Vanaf 1848 hadden alleen welvarende burgers (mannen) invloed op het bestuur door het censuskiesrecht. In de loop der tijd komt er een nieuwe politieke stroming, namelijk het confessionalisme. Het confessionalisme stelt het geloof centraal, het doel is een samenleving te creëren die gebaseerd is op basis van de christelijke normen en waarden. De politieke stroming splitst uiteindelijk in 2 groepen, namelijk de protestanten onder leiding van Abraham Kuyper en de katholieken onder leiding van Herman Schaepman. De protestanten zijn antirevolutionair, ze zijn tegen de verlichting en dus de Franse revolutie, omdat de revolutie had verklaart dat god er niet toe doet. Zij vinden dat de bijbel leidend moet zijn in de politiek. In 1879 richt Abraham de antirevolutionaire partij op, in zijn partij staat de soevereiniteit in eigen kring centraal. De katholieken hadden een ander doel, zij streden namelijk voor de emancipatie. Het liberalisme, de katholieke en de protestante veroorzaakten grote politieke tegenstellingen op bijvoorbeeld het gebied van onderwijs.

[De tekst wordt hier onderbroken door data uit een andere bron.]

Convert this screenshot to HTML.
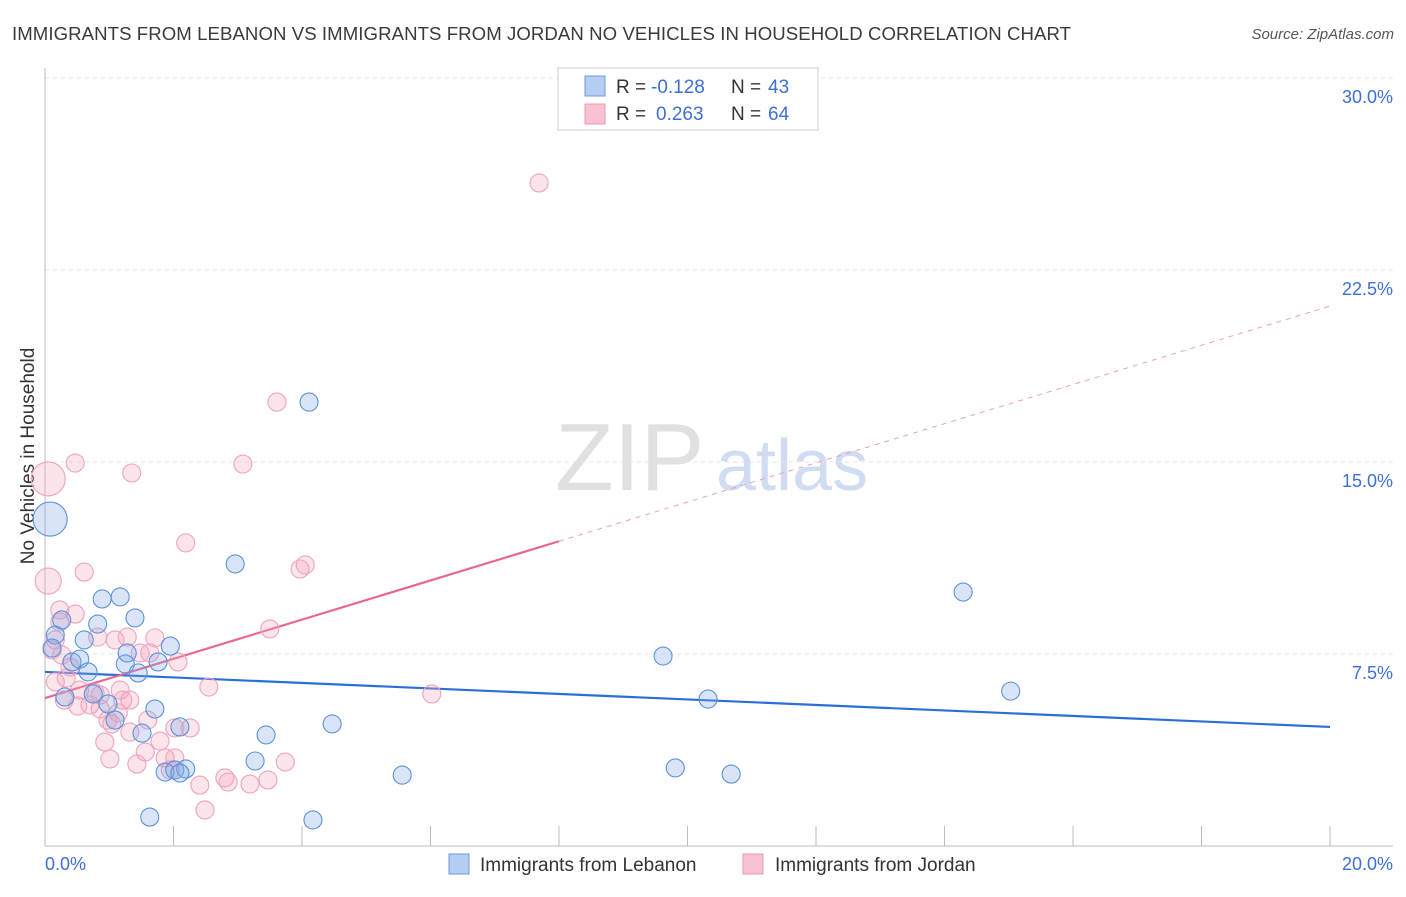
<!DOCTYPE html>
<html><head><meta charset="utf-8"><style>
body{margin:0;background:#fff;font-family:"Liberation Sans",sans-serif;}
svg text{font-family:"Liberation Sans",sans-serif;}
</style></head><body>
<svg id="c" width="1406" height="892">
<text x="12" y="40" font-size="18.6" fill="#3a3a3a" textLength="1059">IMMIGRANTS FROM LEBANON VS IMMIGRANTS FROM JORDAN NO VEHICLES IN HOUSEHOLD CORRELATION CHART</text>
<text x="1394" y="39" font-size="15" fill="#555" font-style="italic" text-anchor="end">Source: ZipAtlas.com</text>
<text transform="translate(34,456) rotate(-90)" font-size="19" fill="#333" text-anchor="middle">No Vehicles in Household</text>
<g><text x="555" y="490" font-size="96" font-family="Liberation Serif" fill="#e0e0e0">ZIP</text><text x="716" y="490" font-size="72" fill="#cfdcf2">atlas</text></g>
<g id="grid"></g><g id="trend"></g><g id="pts"></g>
<g>
<rect x="558" y="68" width="260" height="62" fill="#fff" stroke="#ccc"/>
<rect x="585" y="76" width="20" height="20" fill="#b5cdf2" stroke="#6a9ae0"/>
<rect x="585" y="104" width="20" height="20" fill="#f9c2d3" stroke="#eb98b3"/>
<text x="616" y="93" font-size="19" fill="#333">R =</text>
<text x="651" y="93" font-size="19" fill="#3d6fd6">-0.128</text>
<text x="731" y="93" font-size="19" fill="#333">N =</text>
<text x="768" y="93" font-size="19" fill="#3d6fd6">43</text>
<text x="616" y="120" font-size="19" fill="#333">R =</text>
<text x="656" y="120" font-size="19" fill="#3d6fd6">0.263</text>
<text x="731" y="120" font-size="19" fill="#333">N =</text>
<text x="768" y="120" font-size="19" fill="#3d6fd6">64</text>
</g>
<g>
<rect x="449" y="854" width="20" height="20" fill="#b5cdf2" stroke="#6a9ae0"/>
<text x="480" y="871" font-size="19" fill="#333">Immigrants from Lebanon</text>
<rect x="743" y="854" width="20" height="20" fill="#f9c2d3" stroke="#eb98b3"/>
<text x="775" y="871" font-size="19" fill="#333">Immigrants from Jordan</text>
</g>
</svg>
<script>
const yTicks=[7.5,15,22.5,30];
const yTickLabels=["7.5%","15.0%","22.5%","30.0%"];
const xTickLabels=["0.0%","20.0%"];
const lebX=[.08,.16,.11,.26,.42,.54,.67,.31,.61,.82,.89,1.17,1.40,1.95,1.76,1.25,1.45,1.28,.75,1.09,.98,1.71,1.51,2.10,1.87,2.02,2.19,2.10,1.63,2.96,3.44,3.27,4.47,4.11,4.17,5.56,9.62,10.32,9.81,10.68,14.29,15.03];
const lebY=[12.77,8.24,7.73,8.83,7.19,7.30,6.80,5.82,8.05,8.67,9.65,9.73,8.91,7.81,7.19,7.11,6.76,7.54,5.94,4.92,5.55,5.35,4.41,4.65,2.89,2.97,3.01,2.85,1.13,11.02,4.34,3.32,4.77,17.34,1.02,2.77,7.42,5.74,3.05,2.81,9.92,6.05];
const jorX=[.05,.05,.11,.16,.23,.47,1.35,.61,.47,.26,.39,.33,.16,.54,.78,.86,.82,1.09,1.28,1.71,1.48,2.07,1.21,.98,1.14,.86,1.04,1.32,.93,1.01,1.60,1.56,1.79,1.87,2.02,2.02,1.43,1.95,2.19,3.08,3.61,4.05,3.97,3.50,2.55,6.02,2.41,2.49,2.80,2.85,3.19,3.47,3.74,7.69,1.32,1.63,2.26,1.17,.30,.70,.23,.51];
const jorY=[14.34,10.35,7.66,8.05,8.75,14.96,14.57,10.70,9.06,7.46,6.99,6.56,6.41,6.09,5.98,5.90,8.16,8.05,8.16,8.13,7.54,7.19,5.70,4.92,5.20,5.35,4.77,4.45,4.06,3.40,4.92,3.67,4.10,3.44,3.44,4.61,3.20,2.97,11.84,14.92,17.34,10.98,10.82,8.48,6.21,5.94,2.38,1.41,2.66,2.50,2.42,2.58,3.28,25.90,5.70,7.54,4.61,6.09,5.70,5.51,9.22,5.47];
const lebTrend=[6.80,4.65];
const jorTrend=[5.78,21.09];
const NS='http://www.w3.org/2000/svg';
const sx=v=>45+v/20*1285, sy=v=>846-v/7.5*192;
function mk(t,a,p){const e=document.createElementNS(NS,t);for(const k in a)e.setAttribute(k,a[k]);p.appendChild(e);return e;}
const grid=document.getElementById('grid');
yTicks.forEach((t,i)=>{
 const l=mk('line',{x1:45,x2:1393,y1:sy(t),y2:sy(t),stroke:'#e6e6e6','stroke-dasharray':'4,4'},grid);
 
 
 const tx=mk('text',{x:1393,y:sy(t)+25,'font-size':18,fill:'#3d6fd6','text-anchor':'end'},grid);tx.textContent=yTickLabels[i];
 
 
});
mk('line',{x1:45,x2:45,y1:68,y2:846,stroke:'#bbb'},grid);
mk('line',{x1:45,x2:1393,y1:846,y2:846,stroke:'#bbb'},grid);
for(let i=1;i<=10;i++){const x=sx(i*2);mk('line',{x1:x,x2:x,y1:826,y2:846,stroke:'#bbb'},grid);}
let t0=mk('text',{x:45,y:870,'font-size':18,fill:'#3d6fd6'},grid);t0.textContent=xTickLabels[0];


let t1=mk('text',{x:1393,y:870,'font-size':18,fill:'#3d6fd6','text-anchor':'end'},grid);t1.textContent=xTickLabels[1];


const tr=document.getElementById('trend');
let b=mk('line',{x1:sx(0),y1:sy(lebTrend[0]),x2:sx(20),y2:sy(lebTrend[1]),stroke:'#2a6fd6','stroke-width':2.2},tr);


const jy=x=>jorTrend[0]+(jorTrend[1]-jorTrend[0])*x/20;
let p=mk('line',{x1:sx(0),y1:sy(jy(0)),x2:sx(8),y2:sy(jy(8)),stroke:'#e8678f','stroke-width':2.2},tr);


let pd=mk('line',{x1:sx(8),y1:sy(jy(8)),x2:sx(20),y2:sy(jy(20)),stroke:'#e8a0b8','stroke-width':1,'stroke-dasharray':'5,5'},tr);


const g=document.getElementById('pts');
jorX.forEach((x,i)=>{const r=i==0?17:(i==1?13:9);
 const c=mk('circle',{cx:sx(x),cy:sy(jorY[i]),r:r,fill:'rgba(246,165,190,0.3)',stroke:'#eda3bb','stroke-width':1.1},g);
 
 });
lebX.forEach((x,i)=>{const r=i==0?17:9;
 const c=mk('circle',{cx:sx(x),cy:sy(lebY[i]),r:r,fill:'rgba(130,170,230,0.3)',stroke:'#5a92dc','stroke-width':1.1},g);
 
 });
</script>
</body></html>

In de onderwijswet was vastgesteld dat bijzondere scholen geen subsidie kregen en openbare scholen wel. De liberalen vonden dit een goede wet, maar de katholieken en de protestanten waren het daar niet mee eens. Ze besloten om samen te gaan werken tegen de liberalen en uiteindelijk lukte het in 1917, daar kregen bijzonder scholen evenveel subsidie als openbare scholen.